As this debate escalates and evolves there are some important aspects of Bermuda’s current political terrain I think we all need to be mindful of.
Firstly, the group that supported the UBP in the last election (some 47 percent of voters) has largely transferred their support to the OBA. Whether the OBA creation was part of a strategy based on a leaked UBP consultant’s report or whether it was the spontaneous creation of disgruntled politicians and voters is less relevant now. The party is with us and it is a credible political force. That two former Premiers, Gibbons and Swan, lent their support to the OBA almost immediately after formation no doubt sent a strong message to the former UBP supporters.
Secondly, race regrettably remains a key factor in our electoral politics.

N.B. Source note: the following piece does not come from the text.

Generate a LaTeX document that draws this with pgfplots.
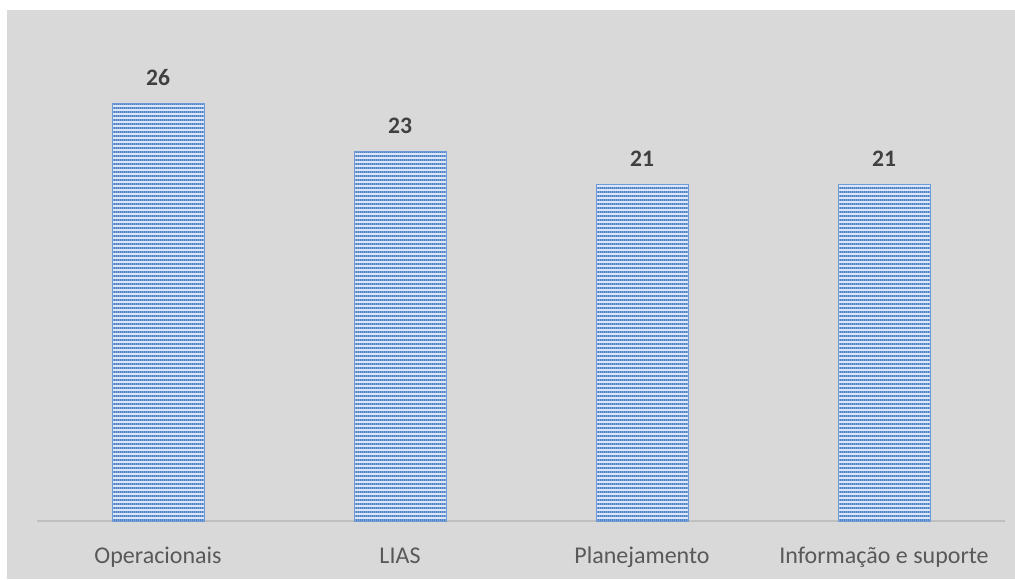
\documentclass[border=0pt]{standalone}
\usepackage{pgfplots}
\pgfplotsset{compat=1.18}
\usepackage{fontspec}
\setmainfont{Carlito}
\usetikzlibrary{patterns.meta}
\definecolor{bg}{HTML}{D9D9D9}
\definecolor{stripe}{HTML}{4F7FC8}
\definecolor{barfill}{HTML}{DCE7F6}
\definecolor{baredge}{HTML}{6E9BD6}
\definecolor{axisgray}{HTML}{BFBFBF}
\definecolor{lbl}{HTML}{595959}
\definecolor{num}{HTML}{404040}
\tikzdeclarepattern{
  name=hstripes,
  type=uncolored,
  bounding box={(0pt,0pt) and (1pt,2.1pt)},
  tile size={(1pt,2.1pt)},
  code={\pgfsetlinewidth{1.1pt}\pgfpathmoveto{\pgfpoint{-0.2pt}{0.6pt}}\pgfpathlineto{\pgfpoint{1.2pt}{0.6pt}}\pgfusepath{stroke}}
}
\begin{document}
\begin{tikzpicture}
\useasboundingbox (-18.5pt,-29pt) rectangle (489pt,260.5pt);
\fill[white] (-18.5pt,-29pt) rectangle (489pt,260.5pt);
\fill[bg] (-15pt,-29pt) rectangle (489pt,255.5pt);
\begin{axis}[
  at={(0,0)}, anchor=south west,
  scale only axis,
  width=484pt, height=245.5pt,
  xmin=-0.5, xmax=3.5,
  ymin=0, ymax=30.6,
  axis x line*=bottom,
  axis y line=none,
  x axis line style={-, draw=axisgray, line width=1.2pt},
  xtick=data,
  xticklabels={Operacionais, LIAS, Planejamento, Informação e suporte},
  major tick length=0pt,
  xticklabel style={anchor=base, yshift=-21pt, font=\fontsize{12}{14}\selectfont, text=lbl},
  ybar, bar width=46pt,
  nodes near coords={\textbf{\pgfmathprintnumber\pgfplotspointmeta}},
  nodes near coords style={anchor=base, yshift=9pt, font=\fontsize{11.8}{14}\selectfont, text=num},
  /pgf/number format/assume math mode=true,
  clip=false,
]
\addplot[draw=baredge, line width=0.5pt, fill=barfill, postaction={pattern=hstripes, pattern color=stripe}]
  coordinates {(0,26) (1,23) (2,21) (3,21)};
\end{axis}
\end{tikzpicture}
\end{document}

While black voters have always split their votes across the parties, white voters always voted virtually in unison for the UBP. Given the old UBP support being transferred to the OBA, whites are almost certainly to vote en masse for the OBA. This white voting pattern remained during the 1990s when the PLP deliberately eschewed invoking anything based on a racially positioned strategy. This pattern remains during the tenure of the PLP Government when there has not been a single law enacted or policy adopted based on any form of racial discrimination. We will make progress when whites are less racial in their voting pattern. It is certainly true that there is a small minority of PLP members who inflame racial sentiment with provocative commentary and this needs to cease; but their rhetoric alone cannot explain the minuscule white electoral support given over the decades.
Thirdly, when the economy is in trouble, the government gets blamed. We seem to reject the conventional wisdom contained in the adage, “When American sneezes, Bermuda gets a cold.” It is without question that the global economic crisis has more significantly weakened our economy than anything done locally by this Government. It does not take an economics degree to know this; just look at what most countries in the world are now experiencing. Could we do a better job repositioning tourism? Without question. Could we have better controlled the public purse on capital projects? Indeed. Those who speak of the PLP Government as if it has destroyed our economy are continuing a story begun in the 1970s, when the PLP first showed electoral growth. The line then, as it is now, is that the PLP cannot run the country and certainly not the economy. Former Legislative Council President Arnott Jackson wondered out loud if this really was a none too subtle attack on black people (Royal Gazette, December 4, 1979).
Finally, disrespect for voters will almost always come at a price. We need to respect the voting decisions made by our electorate. Calling the support for one party “emotional” devalues a decision made by a voter who is voting in their best interest as they see it. Parties are required to work to win the support of voters and should take none of them for granted. Regrettably, the OBA’s first electoral step seems set to do precisely this: In Mr John Barritt agreeing to resign his seat and “handing it over” to Mr Cannnonier there is the clear (some might say, arrogant) assumption that the voters of Devonshire South Central will merely follow the lead and endorse the new OBA leader. Given that Mr Barritt won 85 percent of the vote in the 2007 election, voting turnout and party support in the upcoming by-election there will be a barometer of how voters feel about being taken for granted.